Work instructions: Images should be left out, and everything else in the listing reproduced exactly.

Material provided:
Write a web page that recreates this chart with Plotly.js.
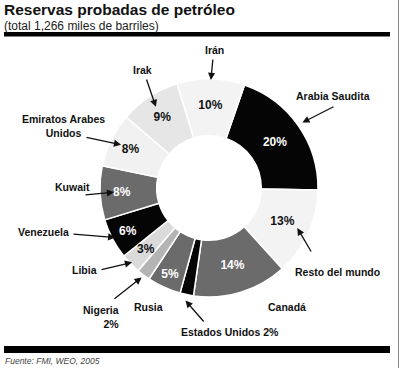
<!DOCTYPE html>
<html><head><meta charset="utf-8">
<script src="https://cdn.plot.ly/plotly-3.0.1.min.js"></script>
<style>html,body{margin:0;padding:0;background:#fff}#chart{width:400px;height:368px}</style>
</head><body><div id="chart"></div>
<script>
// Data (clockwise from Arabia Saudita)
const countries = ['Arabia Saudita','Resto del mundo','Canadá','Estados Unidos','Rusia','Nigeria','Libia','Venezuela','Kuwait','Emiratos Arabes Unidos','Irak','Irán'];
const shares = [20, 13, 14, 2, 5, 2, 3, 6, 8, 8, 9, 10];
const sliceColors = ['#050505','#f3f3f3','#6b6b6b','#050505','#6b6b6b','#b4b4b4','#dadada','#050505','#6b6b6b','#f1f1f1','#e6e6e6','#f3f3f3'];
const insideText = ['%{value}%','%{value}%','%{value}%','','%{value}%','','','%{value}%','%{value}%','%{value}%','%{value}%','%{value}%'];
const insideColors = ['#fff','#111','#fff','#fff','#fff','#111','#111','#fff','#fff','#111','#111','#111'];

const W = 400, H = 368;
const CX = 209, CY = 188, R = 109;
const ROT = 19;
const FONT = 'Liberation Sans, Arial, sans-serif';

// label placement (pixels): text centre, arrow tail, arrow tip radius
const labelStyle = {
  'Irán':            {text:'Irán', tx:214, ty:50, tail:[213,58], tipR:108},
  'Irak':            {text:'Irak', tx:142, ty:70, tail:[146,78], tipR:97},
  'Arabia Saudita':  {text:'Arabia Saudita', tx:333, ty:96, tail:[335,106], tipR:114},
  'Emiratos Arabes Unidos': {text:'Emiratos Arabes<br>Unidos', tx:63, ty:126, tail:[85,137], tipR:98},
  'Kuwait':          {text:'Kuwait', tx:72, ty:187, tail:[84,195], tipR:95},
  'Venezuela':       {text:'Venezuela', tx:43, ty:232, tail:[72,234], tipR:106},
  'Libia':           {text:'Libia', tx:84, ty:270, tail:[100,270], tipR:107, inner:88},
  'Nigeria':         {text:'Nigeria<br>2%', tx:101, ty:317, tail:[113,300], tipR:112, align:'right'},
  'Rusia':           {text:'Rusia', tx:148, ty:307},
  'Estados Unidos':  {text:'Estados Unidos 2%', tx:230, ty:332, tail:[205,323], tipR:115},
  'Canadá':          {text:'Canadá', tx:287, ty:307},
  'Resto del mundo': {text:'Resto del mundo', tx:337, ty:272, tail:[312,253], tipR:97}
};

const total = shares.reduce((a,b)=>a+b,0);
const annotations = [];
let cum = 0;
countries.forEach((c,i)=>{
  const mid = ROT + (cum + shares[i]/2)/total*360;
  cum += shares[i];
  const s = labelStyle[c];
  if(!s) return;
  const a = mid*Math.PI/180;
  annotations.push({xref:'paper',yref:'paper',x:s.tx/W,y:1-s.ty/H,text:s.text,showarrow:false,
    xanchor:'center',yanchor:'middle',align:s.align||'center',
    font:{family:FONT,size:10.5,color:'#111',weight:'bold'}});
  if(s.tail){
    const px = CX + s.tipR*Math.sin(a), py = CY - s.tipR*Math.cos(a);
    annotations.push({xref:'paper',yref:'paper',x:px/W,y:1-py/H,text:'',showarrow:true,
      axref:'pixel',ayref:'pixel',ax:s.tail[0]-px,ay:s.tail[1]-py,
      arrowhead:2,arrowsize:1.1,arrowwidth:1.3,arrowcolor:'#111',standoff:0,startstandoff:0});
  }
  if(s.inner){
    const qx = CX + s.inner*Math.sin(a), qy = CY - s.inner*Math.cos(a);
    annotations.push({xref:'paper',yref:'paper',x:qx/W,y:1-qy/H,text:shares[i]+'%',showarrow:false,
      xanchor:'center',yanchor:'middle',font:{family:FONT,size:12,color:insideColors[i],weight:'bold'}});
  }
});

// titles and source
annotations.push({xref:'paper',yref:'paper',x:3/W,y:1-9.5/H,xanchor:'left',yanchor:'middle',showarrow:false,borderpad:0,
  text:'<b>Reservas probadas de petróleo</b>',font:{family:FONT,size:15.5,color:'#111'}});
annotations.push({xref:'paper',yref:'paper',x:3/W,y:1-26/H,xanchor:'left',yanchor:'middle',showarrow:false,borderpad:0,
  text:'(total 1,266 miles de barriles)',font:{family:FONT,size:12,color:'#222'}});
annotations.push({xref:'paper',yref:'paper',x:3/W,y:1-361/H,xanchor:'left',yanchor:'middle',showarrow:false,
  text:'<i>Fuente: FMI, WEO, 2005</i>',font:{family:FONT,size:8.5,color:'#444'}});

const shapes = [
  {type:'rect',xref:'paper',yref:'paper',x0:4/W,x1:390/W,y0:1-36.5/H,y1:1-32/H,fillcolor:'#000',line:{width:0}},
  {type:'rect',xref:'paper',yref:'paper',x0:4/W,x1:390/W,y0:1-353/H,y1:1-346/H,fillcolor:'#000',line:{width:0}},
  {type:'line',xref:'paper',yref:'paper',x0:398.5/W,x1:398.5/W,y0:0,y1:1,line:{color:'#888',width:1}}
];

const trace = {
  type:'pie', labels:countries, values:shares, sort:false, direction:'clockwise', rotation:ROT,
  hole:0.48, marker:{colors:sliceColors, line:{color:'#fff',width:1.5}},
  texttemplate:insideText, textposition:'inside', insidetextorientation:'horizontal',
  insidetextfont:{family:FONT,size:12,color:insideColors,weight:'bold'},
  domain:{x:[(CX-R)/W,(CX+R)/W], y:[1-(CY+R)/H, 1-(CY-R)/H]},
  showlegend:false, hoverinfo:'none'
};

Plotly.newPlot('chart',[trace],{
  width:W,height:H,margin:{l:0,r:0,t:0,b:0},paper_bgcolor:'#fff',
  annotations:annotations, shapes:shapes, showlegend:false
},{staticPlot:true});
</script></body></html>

Solved problem:
Write a web page that recreates this chart with Plotly.js.
<!DOCTYPE html>
<html><head><meta charset="utf-8">
<script src="https://cdn.plot.ly/plotly-3.0.1.min.js"></script>
<style>html,body{margin:0;padding:0;background:#fff}#chart{width:400px;height:368px}</style>
</head><body><div id="chart"></div>
<script>
// Data (clockwise from Arabia Saudita)
const countries = ['Arabia Saudita','Resto del mundo','Canadá','Estados Unidos','Rusia','Nigeria','Libia','Venezuela','Kuwait','Emiratos Arabes Unidos','Irak','Irán'];
const shares = [20, 13, 14, 2, 5, 2, 3, 6, 8, 8, 9, 10];
const sliceColors = ['#050505','#f3f3f3','#6b6b6b','#050505','#6b6b6b','#b4b4b4','#dadada','#050505','#6b6b6b','#f1f1f1','#e6e6e6','#f3f3f3'];
const insideText = ['%{value}%','%{value}%','%{value}%','','%{value}%','','','%{value}%','%{value}%','%{value}%','%{value}%','%{value}%'];
const insideColors = ['#fff','#111','#fff','#fff','#fff','#111','#111','#fff','#fff','#111','#111','#111'];

const W = 400, H = 368;
const CX = 209, CY = 188, R = 109;
const ROT = 19;
const FONT = 'Liberation Sans, Arial, sans-serif';

// label placement (pixels): text centre, arrow tail, arrow tip radius
const labelStyle = {
  'Irán':            {text:'Irán', tx:214, ty:50, tail:[213,58], tipR:108},
  'Irak':            {text:'Irak', tx:142, ty:70, tail:[146,78], tipR:97},
  'Arabia Saudita':  {text:'Arabia Saudita', tx:333, ty:96, tail:[335,106], tipR:114},
  'Emiratos Arabes Unidos': {text:'Emiratos Arabes<br>Unidos', tx:63, ty:126, tail:[85,137], tipR:98},
  'Kuwait':          {text:'Kuwait', tx:72, ty:187, tail:[84,195], tipR:95},
  'Venezuela':       {text:'Venezuela', tx:43, ty:232, tail:[72,234], tipR:106},
  'Libia':           {text:'Libia', tx:84, ty:270, tail:[100,270], tipR:107, inner:88},
  'Nigeria':         {text:'Nigeria<br>2%', tx:101, ty:317, tail:[113,300], tipR:112, align:'right'},
  'Rusia':           {text:'Rusia', tx:148, ty:307},
  'Estados Unidos':  {text:'Estados Unidos 2%', tx:230, ty:332, tail:[205,323], tipR:115},
  'Canadá':          {text:'Canadá', tx:287, ty:307},
  'Resto del mundo': {text:'Resto del mundo', tx:337, ty:272, tail:[312,253], tipR:97}
};

const total = shares.reduce((a,b)=>a+b,0);
const annotations = [];
let cum = 0;
countries.forEach((c,i)=>{
  const mid = ROT + (cum + shares[i]/2)/total*360;
  cum += shares[i];
  const s = labelStyle[c];
  if(!s) return;
  const a = mid*Math.PI/180;
  annotations.push({xref:'paper',yref:'paper',x:s.tx/W,y:1-s.ty/H,text:s.text,showarrow:false,
    xanchor:'center',yanchor:'middle',align:s.align||'center',
    font:{family:FONT,size:10.5,color:'#111',weight:'bold'}});
  if(s.tail){
    const px = CX + s.tipR*Math.sin(a), py = CY - s.tipR*Math.cos(a);
    annotations.push({xref:'paper',yref:'paper',x:px/W,y:1-py/H,text:'',showarrow:true,
      axref:'pixel',ayref:'pixel',ax:s.tail[0]-px,ay:s.tail[1]-py,
      arrowhead:2,arrowsize:1.1,arrowwidth:1.3,arrowcolor:'#111',standoff:0,startstandoff:0});
  }
  if(s.inner){
    const qx = CX + s.inner*Math.sin(a), qy = CY - s.inner*Math.cos(a);
    annotations.push({xref:'paper',yref:'paper',x:qx/W,y:1-qy/H,text:shares[i]+'%',showarrow:false,
      xanchor:'center',yanchor:'middle',font:{family:FONT,size:12,color:insideColors[i],weight:'bold'}});
  }
});

// titles and source
annotations.push({xref:'paper',yref:'paper',x:3/W,y:1-9.5/H,xanchor:'left',yanchor:'middle',showarrow:false,borderpad:0,
  text:'<b>Reservas probadas de petróleo</b>',font:{family:FONT,size:15.5,color:'#111'}});
annotations.push({xref:'paper',yref:'paper',x:3/W,y:1-26/H,xanchor:'left',yanchor:'middle',showarrow:false,borderpad:0,
  text:'(total 1,266 miles de barriles)',font:{family:FONT,size:12,color:'#222'}});
annotations.push({xref:'paper',yref:'paper',x:3/W,y:1-361/H,xanchor:'left',yanchor:'middle',showarrow:false,
  text:'<i>Fuente: FMI, WEO, 2005</i>',font:{family:FONT,size:8.5,color:'#444'}});

const shapes = [
  {type:'rect',xref:'paper',yref:'paper',x0:4/W,x1:390/W,y0:1-36.5/H,y1:1-32/H,fillcolor:'#000',line:{width:0}},
  {type:'rect',xref:'paper',yref:'paper',x0:4/W,x1:390/W,y0:1-353/H,y1:1-346/H,fillcolor:'#000',line:{width:0}},
  {type:'line',xref:'paper',yref:'paper',x0:398.5/W,x1:398.5/W,y0:0,y1:1,line:{color:'#888',width:1}}
];

const trace = {
  type:'pie', labels:countries, values:shares, sort:false, direction:'clockwise', rotation:ROT,
  hole:0.48, marker:{colors:sliceColors, line:{color:'#fff',width:1.5}},
  texttemplate:insideText, textposition:'inside', insidetextorientation:'horizontal',
  insidetextfont:{family:FONT,size:12,color:insideColors,weight:'bold'},
  domain:{x:[(CX-R)/W,(CX+R)/W], y:[1-(CY+R)/H, 1-(CY-R)/H]},
  showlegend:false, hoverinfo:'none'
};

Plotly.newPlot('chart',[trace],{
  width:W,height:H,margin:{l:0,r:0,t:0,b:0},paper_bgcolor:'#fff',
  annotations:annotations, shapes:shapes, showlegend:false
},{staticPlot:true});
</script></body></html>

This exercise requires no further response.